Each line from the start of the data below through the one containing "panel_titles = ['rut', 'WT', 'mb247" must be reproduced exactly.

· · · · ·

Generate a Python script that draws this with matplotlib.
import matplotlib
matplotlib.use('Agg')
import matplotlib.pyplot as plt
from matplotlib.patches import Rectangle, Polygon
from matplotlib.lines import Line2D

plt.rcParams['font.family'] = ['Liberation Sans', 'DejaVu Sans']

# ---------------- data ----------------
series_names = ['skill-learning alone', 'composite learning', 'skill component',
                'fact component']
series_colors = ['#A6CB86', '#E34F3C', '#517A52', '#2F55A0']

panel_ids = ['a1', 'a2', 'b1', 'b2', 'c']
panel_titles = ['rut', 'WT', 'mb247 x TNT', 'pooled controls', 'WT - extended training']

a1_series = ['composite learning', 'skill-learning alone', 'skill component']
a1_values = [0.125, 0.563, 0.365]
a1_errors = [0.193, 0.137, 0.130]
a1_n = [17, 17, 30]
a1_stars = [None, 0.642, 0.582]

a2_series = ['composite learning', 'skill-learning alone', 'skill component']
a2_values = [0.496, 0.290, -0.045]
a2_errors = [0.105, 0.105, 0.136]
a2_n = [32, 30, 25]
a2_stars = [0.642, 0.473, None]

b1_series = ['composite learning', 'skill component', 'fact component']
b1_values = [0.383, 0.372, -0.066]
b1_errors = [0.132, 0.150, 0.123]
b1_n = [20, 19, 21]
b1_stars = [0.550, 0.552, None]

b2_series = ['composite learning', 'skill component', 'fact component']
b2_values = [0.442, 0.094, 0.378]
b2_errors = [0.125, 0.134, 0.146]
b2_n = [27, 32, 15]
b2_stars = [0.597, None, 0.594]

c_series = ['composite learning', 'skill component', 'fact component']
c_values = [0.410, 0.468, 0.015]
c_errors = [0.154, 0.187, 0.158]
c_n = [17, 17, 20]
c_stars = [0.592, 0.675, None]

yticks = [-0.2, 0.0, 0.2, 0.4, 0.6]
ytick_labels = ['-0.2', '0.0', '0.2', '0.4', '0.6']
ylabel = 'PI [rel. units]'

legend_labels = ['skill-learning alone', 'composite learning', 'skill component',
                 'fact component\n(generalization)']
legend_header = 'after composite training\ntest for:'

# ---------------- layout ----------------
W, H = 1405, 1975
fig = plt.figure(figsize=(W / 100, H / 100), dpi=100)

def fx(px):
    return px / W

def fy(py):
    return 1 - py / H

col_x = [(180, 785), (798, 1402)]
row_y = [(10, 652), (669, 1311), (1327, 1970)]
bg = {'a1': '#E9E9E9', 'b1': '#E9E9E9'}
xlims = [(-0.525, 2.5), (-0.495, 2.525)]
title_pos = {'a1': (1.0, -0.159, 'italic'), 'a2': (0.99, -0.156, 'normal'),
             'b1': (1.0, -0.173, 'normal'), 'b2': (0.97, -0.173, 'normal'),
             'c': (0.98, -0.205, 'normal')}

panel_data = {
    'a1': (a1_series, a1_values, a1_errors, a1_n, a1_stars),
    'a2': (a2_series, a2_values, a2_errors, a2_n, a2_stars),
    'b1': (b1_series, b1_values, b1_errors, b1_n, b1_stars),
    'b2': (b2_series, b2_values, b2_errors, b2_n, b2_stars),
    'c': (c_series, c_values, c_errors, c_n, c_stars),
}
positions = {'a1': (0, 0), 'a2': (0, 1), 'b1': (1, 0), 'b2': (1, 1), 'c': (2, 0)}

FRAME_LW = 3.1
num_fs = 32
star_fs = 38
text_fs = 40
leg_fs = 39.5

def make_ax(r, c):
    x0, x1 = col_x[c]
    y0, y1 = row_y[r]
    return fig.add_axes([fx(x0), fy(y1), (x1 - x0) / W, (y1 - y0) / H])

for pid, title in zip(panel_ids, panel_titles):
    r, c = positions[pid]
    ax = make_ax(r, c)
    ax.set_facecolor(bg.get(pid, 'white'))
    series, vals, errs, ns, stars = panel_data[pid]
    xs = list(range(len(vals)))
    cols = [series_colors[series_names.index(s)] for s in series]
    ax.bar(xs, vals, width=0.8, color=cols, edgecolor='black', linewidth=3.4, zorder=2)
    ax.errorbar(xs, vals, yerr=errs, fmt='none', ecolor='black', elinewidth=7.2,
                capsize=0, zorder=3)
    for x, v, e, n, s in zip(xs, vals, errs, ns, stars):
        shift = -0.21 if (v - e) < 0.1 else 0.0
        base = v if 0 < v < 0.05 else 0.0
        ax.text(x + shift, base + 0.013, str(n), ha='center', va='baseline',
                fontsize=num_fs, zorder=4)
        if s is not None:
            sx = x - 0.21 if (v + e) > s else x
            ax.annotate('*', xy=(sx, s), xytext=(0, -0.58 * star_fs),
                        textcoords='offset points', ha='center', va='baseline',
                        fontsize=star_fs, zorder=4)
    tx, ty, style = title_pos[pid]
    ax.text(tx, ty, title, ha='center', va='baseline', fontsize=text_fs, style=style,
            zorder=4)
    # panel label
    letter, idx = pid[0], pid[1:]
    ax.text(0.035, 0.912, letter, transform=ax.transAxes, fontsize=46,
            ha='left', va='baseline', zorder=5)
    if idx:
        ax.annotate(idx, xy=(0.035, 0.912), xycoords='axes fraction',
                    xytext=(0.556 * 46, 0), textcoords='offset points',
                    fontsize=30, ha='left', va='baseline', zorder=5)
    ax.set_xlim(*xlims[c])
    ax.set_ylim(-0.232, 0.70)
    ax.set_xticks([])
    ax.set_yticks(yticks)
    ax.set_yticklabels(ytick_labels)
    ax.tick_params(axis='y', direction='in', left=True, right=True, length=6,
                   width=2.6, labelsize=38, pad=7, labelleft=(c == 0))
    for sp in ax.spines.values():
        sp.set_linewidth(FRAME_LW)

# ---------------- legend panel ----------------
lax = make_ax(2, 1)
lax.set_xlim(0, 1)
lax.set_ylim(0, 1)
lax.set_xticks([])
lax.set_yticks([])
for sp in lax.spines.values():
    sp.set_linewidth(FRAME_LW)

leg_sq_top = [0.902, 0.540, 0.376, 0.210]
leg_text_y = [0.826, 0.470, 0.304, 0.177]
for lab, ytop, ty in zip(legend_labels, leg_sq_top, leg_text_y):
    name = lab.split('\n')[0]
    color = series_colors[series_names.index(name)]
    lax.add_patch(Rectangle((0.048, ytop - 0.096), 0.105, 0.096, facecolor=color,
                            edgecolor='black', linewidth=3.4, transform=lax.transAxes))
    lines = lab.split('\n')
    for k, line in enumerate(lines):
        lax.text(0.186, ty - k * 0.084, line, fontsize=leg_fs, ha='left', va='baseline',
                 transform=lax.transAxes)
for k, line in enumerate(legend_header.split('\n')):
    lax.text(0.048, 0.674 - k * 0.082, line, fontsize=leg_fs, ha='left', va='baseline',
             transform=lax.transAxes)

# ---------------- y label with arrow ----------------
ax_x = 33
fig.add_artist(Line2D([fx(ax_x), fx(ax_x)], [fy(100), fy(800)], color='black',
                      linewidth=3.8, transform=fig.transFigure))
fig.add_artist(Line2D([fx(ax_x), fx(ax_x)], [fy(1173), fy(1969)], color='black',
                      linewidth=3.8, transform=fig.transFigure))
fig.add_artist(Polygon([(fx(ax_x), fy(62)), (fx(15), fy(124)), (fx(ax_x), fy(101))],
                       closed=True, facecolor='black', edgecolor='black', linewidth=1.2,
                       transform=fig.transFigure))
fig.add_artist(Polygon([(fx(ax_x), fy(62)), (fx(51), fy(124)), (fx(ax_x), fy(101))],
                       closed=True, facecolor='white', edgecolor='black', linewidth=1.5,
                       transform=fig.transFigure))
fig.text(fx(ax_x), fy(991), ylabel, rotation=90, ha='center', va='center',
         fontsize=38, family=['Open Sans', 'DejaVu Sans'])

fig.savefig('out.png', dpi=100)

· · · · ·

• [Complete response]
Generate a Python script that draws this with matplotlib.
import matplotlib
matplotlib.use('Agg')
import matplotlib.pyplot as plt
from matplotlib.patches import Rectangle, Polygon
from matplotlib.lines import Line2D

plt.rcParams['font.family'] = ['Liberation Sans', 'DejaVu Sans']

# ---------------- data ----------------
series_names = ['skill-learning alone', 'composite learning', 'skill component',
                'fact component']
series_colors = ['#A6CB86', '#E34F3C', '#517A52', '#2F55A0']

panel_ids = ['a1', 'a2', 'b1', 'b2', 'c']
panel_titles = ['rut', 'WT', 'mb247 x TNT', 'pooled controls', 'WT - extended training']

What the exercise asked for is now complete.